Amnesty International’s Claims On Forced Evictions Inaccurate – Lagos Govt
The Lagos State Government has rejected Amnesty International’s report on forced evictions in the state, saying it is biased and contains inaccuracies and exaggerations.
In a report entitled ‘The Human Cost of a Megacity: Forced Evictions of the Urban Poor In Lagos, Nigeria’, Amnesty said over 30,000 people had been forcibly evicted from settlements in the state in defiance of court orders.
But the state government argued that the main area of focus in the report – Ilado, which is widely known as Otodo Gbame, is a private land and subject of a lawsuit that has been decided in favour of the family owners.
The state Commissioner for Information and Strategy, Mr Steve Ayorinde, said in a statement that contrary to the report, it was ethnic clashes that led to a fire which consumed the settlement, not a government-sponsored demolition.
Mr Ayorinde also countered the claim that the demolition had rendered many people homeless.
“Lagos State Government insists that Otodo Gbame was used as a temporary fishing outpost. The fishermen had their permanent homes in Badagry, Cotonou (Benin Republic) and Lome (Togo).

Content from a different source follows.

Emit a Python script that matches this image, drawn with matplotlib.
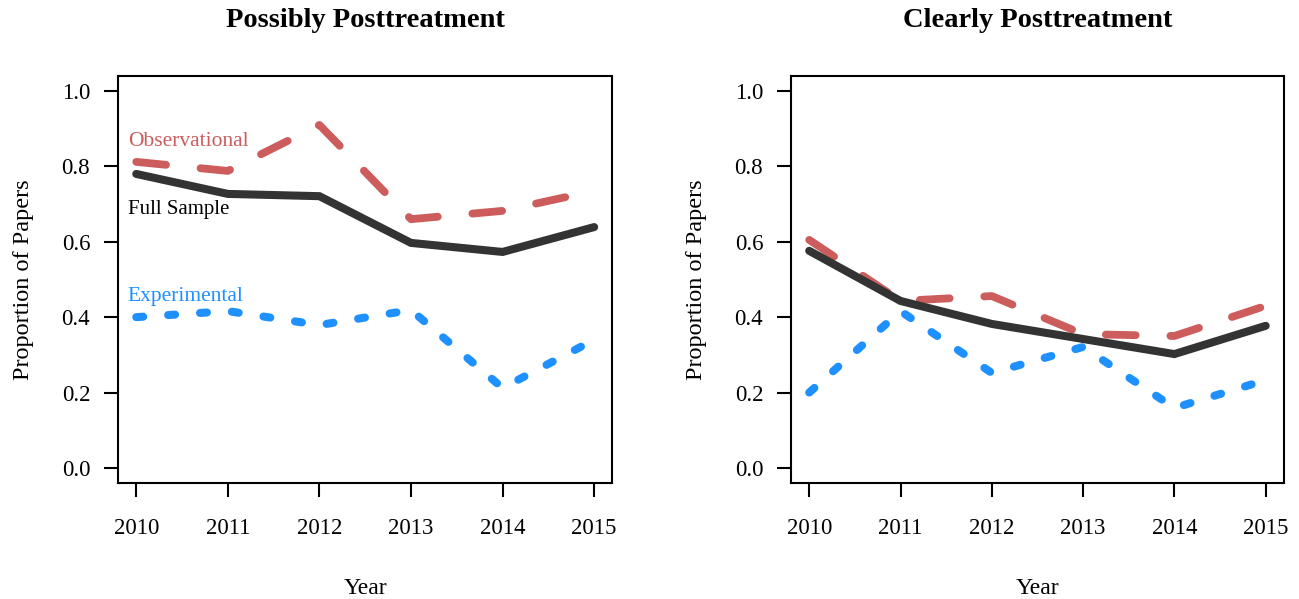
import matplotlib
matplotlib.use("Agg")
import matplotlib.pyplot as plt

plt.rcParams['font.family'] = ['Liberation Serif', 'DejaVu Serif']
plt.rcParams['lines.scale_dashes'] = False

years = [2010, 2011, 2012, 2013, 2014, 2015]

# proportion of papers, "possibly posttreatment"
possibly_obs = [0.812, 0.788, 0.910, 0.660, 0.682, 0.735]
possibly_full = [0.780, 0.727, 0.721, 0.597, 0.573, 0.639]
possibly_exp = [0.400, 0.416, 0.379, 0.419, 0.212, 0.340]

# proportion of papers, "clearly posttreatment"
clearly_obs = [0.605, 0.443, 0.456, 0.355, 0.350, 0.430]
clearly_full = [0.576, 0.443, 0.382, 0.342, 0.302, 0.377]
clearly_exp = [0.200, 0.416, 0.252, 0.321, 0.159, 0.233]

titles = ["Possibly Posttreatment", "Clearly Posttreatment"]
yticks = [0.0, 0.2, 0.4, 0.6, 0.8, 1.0]

red = "#CD5C5C"
blue = "#1E90FF"
dark = "#333333"

fig = plt.figure(figsize=(12.99, 5.99), dpi=100)
ax1 = fig.add_axes([0.0908, 0.1937, 0.3807, 0.6795])
ax2 = fig.add_axes([0.6089, 0.1937, 0.3795, 0.6795])

panels = [
    (ax1, possibly_obs, possibly_full, possibly_exp),
    (ax2, clearly_obs, clearly_full, clearly_exp),
]

for i, (ax, obs, full, exp) in enumerate(panels):
    ax.plot(years, obs, color=red, lw=5.6, dashes=(21.5, 25),
            dash_capstyle='round')
    ax.plot(years, full, color=dark, lw=5.8, solid_capstyle='round',
            solid_joinstyle='miter')
    ax.plot(years, exp, color=blue, lw=5.8, dashes=(5, 18),
            dash_capstyle='round')

    ax.set_xlim(2009.8, 2015.2)
    ax.set_ylim(-0.04, 1.04)
    ax.set_xticks(years)
    ax.set_xticklabels([str(y) for y in years])
    ax.set_yticks(yticks)
    ax.set_yticklabels(["%.1f" % t for t in yticks])
    ax.tick_params(direction='out', length=10, width=1.5, labelsize=16.5,
                   colors='black')
    ax.tick_params(axis='x', pad=15)
    ax.tick_params(axis='y', pad=10)
    for s in ax.spines.values():
        s.set_linewidth(1.5)

    ax.set_title(titles[i], fontsize=20.5, fontweight='bold', pad=35)
    ax.set_xlabel("Year", fontsize=17, labelpad=28)
    ax.set_ylabel("Proportion of Papers", fontsize=17.5, labelpad=20)

# series labels on the left panel
ax1.text(2009.907, 0.865, "Observational", color=red, fontsize=15.5,
         ha='left', va='center')
ax1.text(2009.907, 0.686, "Full Sample", color='black', fontsize=15,
         ha='left', va='center')
ax1.text(2009.907, 0.455, "Experimental", color=blue, fontsize=15.5,
         ha='left', va='center')

fig.savefig("out.png", dpi=100)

Indeed, many of such people have returned to their homes since the unfortunate fire incident of November 2016,” he said.
“The rest should be encouraged to do likewise rather than spur them on to play the victim, fight legal owners of the land or to demonise government”.
In defence of the government, Mr Ayorinde made reference to an investigation by the state House of Assembly which exonerated the state government.
“The Lagos State House of Assembly did carry out an independent investigation and published its findings, stating clearly that Otodo Gbame was a temporary fishing outpost on the waterways which wanted to illegally appropriate the land that welcomed them on a temporary basis,” he said.
“It is an illegal settlement that should not be allowed to use emotionalism and sensationalism to forcibly take over a private property.”
According to him, the Lagos State Government has no interest in the land since it is a private property; its interest is to rid the waterways of shanties and illegal structures and hideouts for armed robbers, kidnappers and militants.
“The position of Lagos State Government has been consistent,” Mr Ayorinde said.
“While government is demonstrably compassionate to the plight of the less privileged and the urban poor and has continued to engage them in useful talks in line with international conventions and treaties, we urge Amnesty International UK to appreciate the fact that government was elected to protect the general public and promote livable environment.”